## What is required
Reproduce all the material exactly, minus any pictures it holds.

-*-*-

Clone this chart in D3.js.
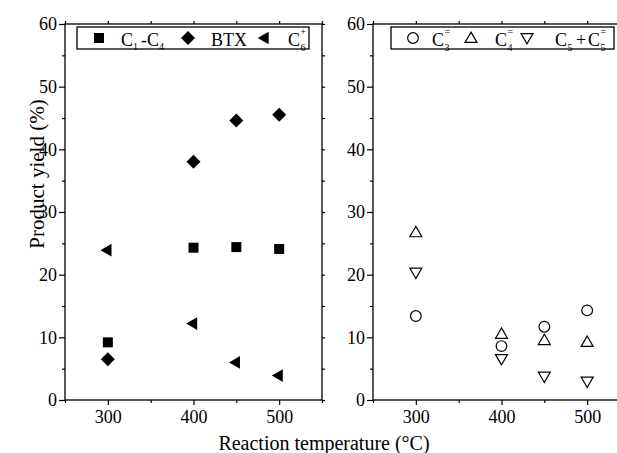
<!DOCTYPE html>
<html>
<head>
<meta charset="utf-8">
<script src="https://cdn.jsdelivr.net/npm/d3@7"></script>
<style>
  body { margin: 0; background: #fff; }
  svg { display: block; }
  svg text { font-family: "Liberation Serif", "Times New Roman", serif !important; fill: #000; }
  .frame { fill: none; stroke: #000; stroke-width: 1.3; }
</style>
</head>
<body>
<div id="chart"></div>
<script>
// chart size
var width = 617, height = 453;

// data
var temps = [300, 400, 450, 500];
var c1c4 = [9.2, 24.3, 24.4, 24.1];
var btx = [6.5, 38.0, 44.6, 45.5];
var c6plus = [23.9, 12.2, 6.0, 3.9];
var c3ene = [13.4, 8.6, 11.7, 14.3];
var c4ene = [26.6, 10.4, 9.4, 9.1];
var c5c5ene = [20.5, 6.7, 3.9, 3.1];

var xTicks = [300, 400, 500];
var xMinor = [250, 350, 450, 550];
var yTicks = [0, 10, 20, 30, 40, 50, 60];
var yMinor = [5, 15, 25, 35, 45, 55];

var svg = d3.select("#chart").append("svg")
    .attr("width", width)
    .attr("height", height);

var y = d3.scaleLinear().domain([0, 60]).range([400, 24]);

// two panels, right one runs past the picture edge
var panels = [
  { x0: 65, x1: 322 },
  { x0: 373, x1: 630 }
];

panels.forEach(function(p) {
  p.x = d3.scaleLinear().domain([250, 550]).range([p.x0, p.x1]);
  var g = svg.append("g");

  g.append("rect").attr("class", "frame")
      .attr("x", p.x0).attr("y", y(60))
      .attr("width", p.x1 - p.x0).attr("height", y(0) - y(60));

  // bottom axis
  var bottom = g.append("g").attr("transform", "translate(0," + y(0) + ")")
      .call(d3.axisBottom(p.x).tickValues(xTicks).tickSize(5).tickPadding(5));
  bottom.append("g").call(d3.axisBottom(p.x).tickValues(xMinor).tickSize(3).tickFormat(""));
  // left axis
  var left = g.append("g").attr("transform", "translate(" + p.x0 + ",0)")
      .call(d3.axisLeft(y).tickValues(yTicks).tickSize(6).tickPadding(2));
  left.append("g").call(d3.axisLeft(y).tickValues(yMinor).tickSize(3).tickFormat(""));
  // top & right small ticks
  g.append("g").attr("transform", "translate(0," + y(60) + ")")
      .call(d3.axisTop(p.x).tickValues(xTicks.concat(xMinor)).tickSize(3).tickFormat(""));
  g.append("g").attr("transform", "translate(" + p.x1 + ",0)")
      .call(d3.axisRight(y).tickValues(yTicks.concat(yMinor)).tickSize(3).tickFormat(""));

  g.selectAll(".domain").remove();
  g.selectAll("g").attr("font-family", null).attr("font-size", null);
  g.selectAll(".tick line").attr("stroke", "#000").attr("stroke-width", 1.2);
  g.selectAll(".tick text")
      .attr("font-family", "Liberation Serif")
      .style("font-size", "18px");
});

function addPoints(panel, values, sym, size, rot, filled) {
  svg.append("g").selectAll("path")
    .data(values)
    .join("path")
      .attr("d", d3.symbol().type(sym).size(size))
      .attr("transform", function(d, i) {
        return "translate(" + panel.x(temps[i]) + "," + y(d) + ") rotate(" + rot + ")";
      })
      .attr("fill", filled ? "#000" : "#fff")
      .attr("stroke", "#000")
      .attr("stroke-width", filled ? 0 : 1.2);
}

// left panel
addPoints(panels[0], c1c4, d3.symbolSquare, 100, 0, true);
addPoints(panels[0], btx, d3.symbolSquare, 98, 45, true);
addPoints(panels[0], c6plus, d3.symbolTriangle, 70, -90, true);
// right panel
addPoints(panels[1], c3ene, d3.symbolCircle, 90, 0, false);
addPoints(panels[1], c4ene, d3.symbolTriangle, 62, 0, false);
addPoints(panels[1], c5c5ene, d3.symbolTriangle, 62, 180, false);

// axis titles
svg.append("text")
    .attr("x", 324).attr("y", 450)
    .attr("text-anchor", "middle")
    .style("font-size", "20px")
    .text("Reaction temperature (\u00B0C)");
svg.append("text")
    .attr("transform", "translate(44,174) rotate(-90)")
    .attr("text-anchor", "middle")
    .style("font-size", "21px")
    .text("Product yield (%)");

// legends
function legendSym(x, yy, sym, size, rot, filled) {
  svg.append("path")
      .attr("d", d3.symbol().type(sym).size(size))
      .attr("transform", "translate(" + x + "," + yy + ") rotate(" + rot + ")")
      .attr("fill", filled ? "#000" : "#fff")
      .attr("stroke", "#000")
      .attr("stroke-width", filled ? 0 : 1.2);
}
function txt(x, yy, s, size) {
  svg.append("text").attr("x", x).attr("y", yy)
      .style("font-size", size + "px").text(s);
}

var ly = 46;
svg.append("rect").attr("class", "frame")
    .attr("x", 77).attr("y", 27).attr("width", 232).attr("height", 22);
legendSym(99, 38, d3.symbolSquare, 100, 0, true);
txt(121, ly, "C", 18); txt(133, ly + 4, "1", 10); txt(141, ly, "-", 18); txt(147, ly, "C", 18); txt(159, ly + 4, "4", 10);
legendSym(188, 38, d3.symbolSquare, 98, 45, true);
txt(211, ly, "BTX", 18);
legendSym(265, 38, d3.symbolTriangle, 70, -90, true);
txt(288, ly, "C", 18); txt(300.5, 35, "+", 10); txt(300.5, ly + 5, "6", 10);

svg.append("rect").attr("class", "frame")
    .attr("x", 391).attr("y", 27).attr("width", 223).attr("height", 22);
legendSym(413, 38, d3.symbolCircle, 90, 0, false);
txt(432, ly, "C", 18); txt(444.5, 35, "=", 10); txt(444.5, ly + 5, "3", 10);
legendSym(471, 39, d3.symbolTriangle, 62, 0, false);
txt(495, ly, "C", 18); txt(507.5, 35, "=", 10); txt(507.5, ly + 5, "4", 10);
legendSym(527, 37, d3.symbolTriangle, 62, 180, false);
txt(555, ly, "C", 18); txt(567.5, ly + 5, "5", 10); txt(576, ly, "+", 18); txt(588, ly, "C", 18);
txt(600.5, 35, "=", 10); txt(600.5, ly + 5, "5", 10);
</script>
</body>
</html>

-*-*-

## Answer to this problem
Clone this chart in D3.js.
<!DOCTYPE html>
<html>
<head>
<meta charset="utf-8">
<script src="https://cdn.jsdelivr.net/npm/d3@7"></script>
<style>
  body { margin: 0; background: #fff; }
  svg { display: block; }
  svg text { font-family: "Liberation Serif", "Times New Roman", serif !important; fill: #000; }
  .frame { fill: none; stroke: #000; stroke-width: 1.3; }
</style>
</head>
<body>
<div id="chart"></div>
<script>
// chart size
var width = 617, height = 453;

// data
var temps = [300, 400, 450, 500];
var c1c4 = [9.2, 24.3, 24.4, 24.1];
var btx = [6.5, 38.0, 44.6, 45.5];
var c6plus = [23.9, 12.2, 6.0, 3.9];
var c3ene = [13.4, 8.6, 11.7, 14.3];
var c4ene = [26.6, 10.4, 9.4, 9.1];
var c5c5ene = [20.5, 6.7, 3.9, 3.1];

var xTicks = [300, 400, 500];
var xMinor = [250, 350, 450, 550];
var yTicks = [0, 10, 20, 30, 40, 50, 60];
var yMinor = [5, 15, 25, 35, 45, 55];

var svg = d3.select("#chart").append("svg")
    .attr("width", width)
    .attr("height", height);

var y = d3.scaleLinear().domain([0, 60]).range([400, 24]);

// two panels, right one runs past the picture edge
var panels = [
  { x0: 65, x1: 322 },
  { x0: 373, x1: 630 }
];

panels.forEach(function(p) {
  p.x = d3.scaleLinear().domain([250, 550]).range([p.x0, p.x1]);
  var g = svg.append("g");

  g.append("rect").attr("class", "frame")
      .attr("x", p.x0).attr("y", y(60))
      .attr("width", p.x1 - p.x0).attr("height", y(0) - y(60));

  // bottom axis
  var bottom = g.append("g").attr("transform", "translate(0," + y(0) + ")")
      .call(d3.axisBottom(p.x).tickValues(xTicks).tickSize(5).tickPadding(5));
  bottom.append("g").call(d3.axisBottom(p.x).tickValues(xMinor).tickSize(3).tickFormat(""));
  // left axis
  var left = g.append("g").attr("transform", "translate(" + p.x0 + ",0)")
      .call(d3.axisLeft(y).tickValues(yTicks).tickSize(6).tickPadding(2));
  left.append("g").call(d3.axisLeft(y).tickValues(yMinor).tickSize(3).tickFormat(""));
  // top & right small ticks
  g.append("g").attr("transform", "translate(0," + y(60) + ")")
      .call(d3.axisTop(p.x).tickValues(xTicks.concat(xMinor)).tickSize(3).tickFormat(""));
  g.append("g").attr("transform", "translate(" + p.x1 + ",0)")
      .call(d3.axisRight(y).tickValues(yTicks.concat(yMinor)).tickSize(3).tickFormat(""));

  g.selectAll(".domain").remove();
  g.selectAll("g").attr("font-family", null).attr("font-size", null);
  g.selectAll(".tick line").attr("stroke", "#000").attr("stroke-width", 1.2);
  g.selectAll(".tick text")
      .attr("font-family", "Liberation Serif")
      .style("font-size", "18px");
});

function addPoints(panel, values, sym, size, rot, filled) {
  svg.append("g").selectAll("path")
    .data(values)
    .join("path")
      .attr("d", d3.symbol().type(sym).size(size))
      .attr("transform", function(d, i) {
        return "translate(" + panel.x(temps[i]) + "," + y(d) + ") rotate(" + rot + ")";
      })
      .attr("fill", filled ? "#000" : "#fff")
      .attr("stroke", "#000")
      .attr("stroke-width", filled ? 0 : 1.2);
}

// left panel
addPoints(panels[0], c1c4, d3.symbolSquare, 100, 0, true);
addPoints(panels[0], btx, d3.symbolSquare, 98, 45, true);
addPoints(panels[0], c6plus, d3.symbolTriangle, 70, -90, true);
// right panel
addPoints(panels[1], c3ene, d3.symbolCircle, 90, 0, false);
addPoints(panels[1], c4ene, d3.symbolTriangle, 62, 0, false);
addPoints(panels[1], c5c5ene, d3.symbolTriangle, 62, 180, false);

// axis titles
svg.append("text")
    .attr("x", 324).attr("y", 450)
    .attr("text-anchor", "middle")
    .style("font-size", "20px")
    .text("Reaction temperature (\u00B0C)");
svg.append("text")
    .attr("transform", "translate(44,174) rotate(-90)")
    .attr("text-anchor", "middle")
    .style("font-size", "21px")
    .text("Product yield (%)");

// legends
function legendSym(x, yy, sym, size, rot, filled) {
  svg.append("path")
      .attr("d", d3.symbol().type(sym).size(size))
      .attr("transform", "translate(" + x + "," + yy + ") rotate(" + rot + ")")
      .attr("fill", filled ? "#000" : "#fff")
      .attr("stroke", "#000")
      .attr("stroke-width", filled ? 0 : 1.2);
}
function txt(x, yy, s, size) {
  svg.append("text").attr("x", x).attr("y", yy)
      .style("font-size", size + "px").text(s);
}

var ly = 46;
svg.append("rect").attr("class", "frame")
    .attr("x", 77).attr("y", 27).attr("width", 232).attr("height", 22);
legendSym(99, 38, d3.symbolSquare, 100, 0, true);
txt(121, ly, "C", 18); txt(133, ly + 4, "1", 10); txt(141, ly, "-", 18); txt(147, ly, "C", 18); txt(159, ly + 4, "4", 10);
legendSym(188, 38, d3.symbolSquare, 98, 45, true);
txt(211, ly, "BTX", 18);
legendSym(265, 38, d3.symbolTriangle, 70, -90, true);
txt(288, ly, "C", 18); txt(300.5, 35, "+", 10); txt(300.5, ly + 5, "6", 10);

svg.append("rect").attr("class", "frame")
    .attr("x", 391).attr("y", 27).attr("width", 223).attr("height", 22);
legendSym(413, 38, d3.symbolCircle, 90, 0, false);
txt(432, ly, "C", 18); txt(444.5, 35, "=", 10); txt(444.5, ly + 5, "3", 10);
legendSym(471, 39, d3.symbolTriangle, 62, 0, false);
txt(495, ly, "C", 18); txt(507.5, 35, "=", 10); txt(507.5, ly + 5, "4", 10);
legendSym(527, 37, d3.symbolTriangle, 62, 180, false);
txt(555, ly, "C", 18); txt(567.5, ly + 5, "5", 10); txt(576, ly, "+", 18); txt(588, ly, "C", 18);
txt(600.5, 35, "=", 10); txt(600.5, ly + 5, "5", 10);
</script>
</body>
</html>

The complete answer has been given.